This Prophetic Academic Now Foresees the West’s Defeat

“If anybody in this room thinks Putin will stop at Ukraine, I assure you, he will not,” President Biden said during his State of the Union address on Thursday night. Europe is “at risk,” he added, as he welcomed Ulf Kristersson, the prime minister of Sweden, the newest member of NATO.

But Mr. Biden also said he remains “determined” that American soldiers will not be necessary to defend Europe. As a White House spokesman put it last week, it is “crystal clear” that the use of ground troops is off the table.

Mr. Kristersson’s head must have been spinning. The prospect of further Russian incursions was the strongest argument that the United States relied on to draw NATO into the war, and to draw new members, like Sweden, into NATO. But if such incursions were a genuine concern, then ground troops would be an option for the United States and its allies almost by definition.
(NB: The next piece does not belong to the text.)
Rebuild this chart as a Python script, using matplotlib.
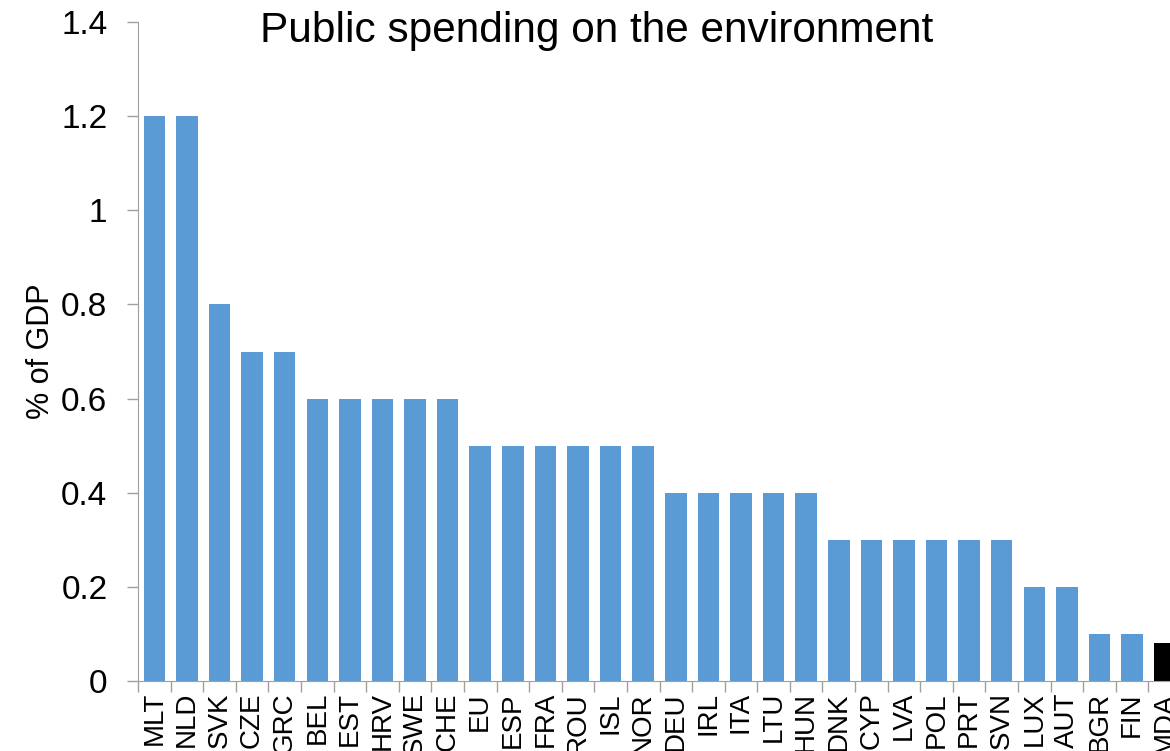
import matplotlib
matplotlib.use("Agg")
import matplotlib.pyplot as plt

plt.rcParams['font.family'] = ['Liberation Sans', 'DejaVu Sans']

countries = ["MLT", "NLD", "SVK", "CZE", "GRC", "BEL", "EST", "HRV", "SWE", "CHE",
             "EU", "ESP", "FRA", "ROU", "ISL", "NOR", "DEU", "IRL", "ITA", "LTU",
             "HUN", "DNK", "CYP", "LVA", "POL", "PRT", "SVN", "LUX", "AUT", "BGR",
             "FIN", "MDA"]
values = [1.2, 1.2, 0.8, 0.7, 0.7, 0.6, 0.6, 0.6, 0.6, 0.6,
          0.5, 0.5, 0.5, 0.5, 0.5, 0.5, 0.4, 0.4, 0.4, 0.4,
          0.4, 0.3, 0.3, 0.3, 0.3, 0.3, 0.3, 0.2, 0.2, 0.1,
          0.1, 0.08]
yticks = [0, 0.2, 0.4, 0.6, 0.8, 1, 1.2, 1.4]
ytick_labels = ["0", "0.2", "0.4", "0.6", "0.8", "1", "1.2", "1.4"]

colors = ["#5B9BD5"] * (len(countries) - 1) + ["#000000"]

fig = plt.figure(figsize=(11.7, 7.51), dpi=100)
ax = fig.add_axes([138/1170, 70/751, (1181-138)/1170, (681-22)/751])

x = list(range(len(countries)))
ax.bar(x, values, width=0.66, color=colors, zorder=2)
ax.set_xlim(-0.5, len(countries) - 0.5)
ax.set_ylim(0, 1.4)
ax.set_yticks(yticks)
ax.set_yticklabels(ytick_labels, fontsize=24)
ax.set_xticks(x)
ax.set_xticklabels(countries, rotation=90, fontsize=20)
# minor ticks at category boundaries
ax.set_xticks([i - 0.5 for i in range(len(countries) + 1)], minor=True)
ax.tick_params(axis='x', which='major', length=0, pad=8)
ax.tick_params(axis='x', which='minor', length=8, color='#a0a0a0', width=1)
ax.tick_params(axis='y', length=8, color='#a0a0a0', width=1, pad=14)

for s in ['top', 'right']:
    ax.spines[s].set_visible(False)
ax.spines['left'].set_color('#a0a0a0')
ax.spines['bottom'].set_color('#a0a0a0')

ax.set_ylabel("% of GDP", fontsize=22, labelpad=4)
fig.text(597/1170, 1 - 31/751, "Public spending on the environment",
         fontsize=30.5, ha='center', va='center')

fig.savefig("out.png", dpi=100)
The rationale for NATO participation in the Russo-Ukrainian war is getting fuzzier at the very moment when one would expect it to be getting clearer.

This is a problem. Europeans, like Americans, are tiring of the war. They are increasingly skeptical that Ukraine can win it. But perhaps most important, they distrust the United States, which has done little in this war to dispel skepticism about its motives and its competence that arose during the Iraq war two decades ago. Unique though Americans sometimes believe their polarization to be, all Western societies have a version of it. As Europe’s “elites” see it, NATO is fighting a war to beat back a Russian invasion. But as “populists” see it, American elites are leading a war to beat back a challenge to their own hegemony — no matter what the collateral damage.

American leadership is failing: That is the argument of an eccentric new book that since January has stood near the top of France’s best-seller lists. It is called “La Défaite de l’Occident” (“The Defeat of the West”). Its author, Emmanuel Todd, is a celebrated historian and anthropologist who in 1976, in a book called “The Final Fall,” used infant-mortality statistics to predict that the Soviet Union was headed for collapse.